Gue baru sadar ternyata peduli sama lingkungan dan masalah etik ternyata berkaitan sama identitas gender. Terutama bagi mereka yang bergender laki-laki dan merasa dirinya harus terlihat maskulin. Entah gimana, peduli lingkungan atau gak makan daging dilihat lebih feminin. Mereka jadi berpikir kalau vegan atau peduli lingkungan, ya bukan cowok. Beban untuk peduli lingkungan seakan dikasih ke perempuan. Ini bisa dilihat di komunitas zero waste, di mana kebanyakan role model-nya adalah perempuan yang blog-blognya biasa dibilang “kecewek-cewekan”. Produk-produk seperti kotak makan reusable, sedotan bambu, skin care, dll kebanyakan juga ditargetkan ke cewek. Jarang sekali ada panutan laki-laki. Lebih parahnya pejuang lingkungan hebat seperti Greta Thunberg dan Alexandria Ocasio-Cortez pun tetap dibuat bercandaan dan dibuat jadi meme oleh laki-laki. Serba salah.

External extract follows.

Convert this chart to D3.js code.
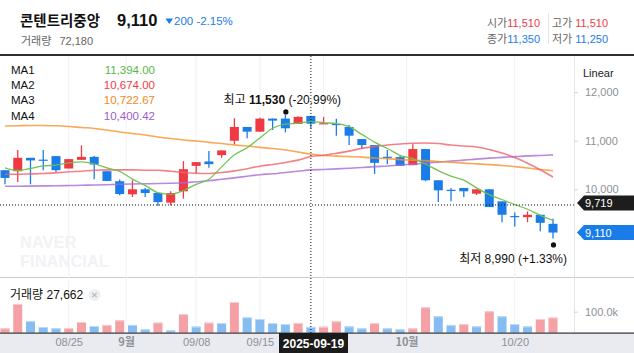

Gue gak tahu seberapa besar dampak yang bisa dilakukan oleh satu orang. Tapi gue berpikir mendingan gue coba dulu daripada diem saja. Gue mau mulai dari diri sendiri. Gue gak tahu masa depan kita semua bakal gimana. Dalam 10 tahun ke depan, mau gak mau kita semua harus berubah untuk menghindari point of no return di krisis iklim ini. Yang jelas kita gak punya waktu untuk memikirkan identitas gender, maskulin atau feminin, semua itu gak penting. Kita di tahun 2020, pemikiran identitas gender yang rapuh seperti itu udah gak jaman. Masih banyak yang harus kita lakukan seperti mendesak pemerintah dan perusahaan-perusahaan untuk berubah dan bertanggung jawab. Untuk melakukan itu kita butuh kerjasama; gak peduli cewek, cowok, tua atau muda. Kita harus mengedukasi diri seputar krisis iklim, dan kita bisa mulai dari sekarang dengan melakukan hal-hal yang kecil. Misalnya lebih hemat pakai air, belajar membuat kompos, gak makan daging tiap hari senin (meatless mondays), atau sekedar bergabung sama komunitas peduli lingkungan. Dalam waktu yang sempit ini, kita gak butuh cuma beberapa orang yang melakukan semua hal secara sempurna. Kita butuh semua orang untuk melakukan sesuatu, sekecil apapun walaupun gak sempurna.